The War The VA Is Sick of Your Inconvenient Diseases
posted by May 15 at 13:35 PMon
Today, the Department of Defense announced a $2.3 million award to the University of Cincinnati to study brain trauma and post-traumatic stress disorder.
But, according to an email leaked to a citizens’ advocacy group, VA bosses are discouraging social workers and psychiatrists from diagnosing PTSD in veterans because it’s inconvenient:
In the words of Melanie Sloan, the righteously outraged director of Citizens for Responsibility and Ethics in Washington, “the VA is calling on its employees to deliberately misdiagnose returning veterans in an effort to cut costs.”
Which isn’t just outrageous—it’s outrageously dumb.
Ignoring PTSD now will only cost the VA, with interest, in the next few decades.
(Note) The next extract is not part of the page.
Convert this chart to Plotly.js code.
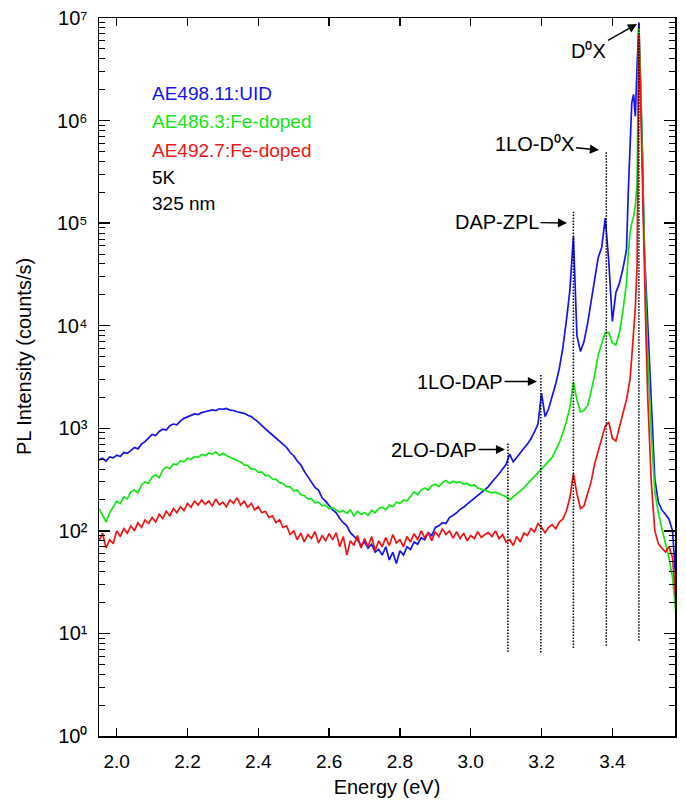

As this WSJ story reports, PTSD is both underreported and lasting:
Many military personnel are reluctant to seek counseling for PTSD because they are afraid that seeking help would harm their careers. A recent survey by the American Psychiatric Association found that 75% of military personnel felt that asking for assistance would reduce their chances for promotion.
Undoubtedly, some people fake PTSD—but the incentives lean towards underreporting, not overreporting.
Military officers and psychologists fear that veterans of the two wars will suffer mental-health problems for decades to come, a largely hidden cost of the current conflicts.
“There’s a financial cost to this, but more importantly there’ll be a cost in lives if we don’t get a handle on this problem now,” Sen. Christopher Bond (R., Mo.) said in a recent interview.
Money for research is good. Money for treatment is imperative.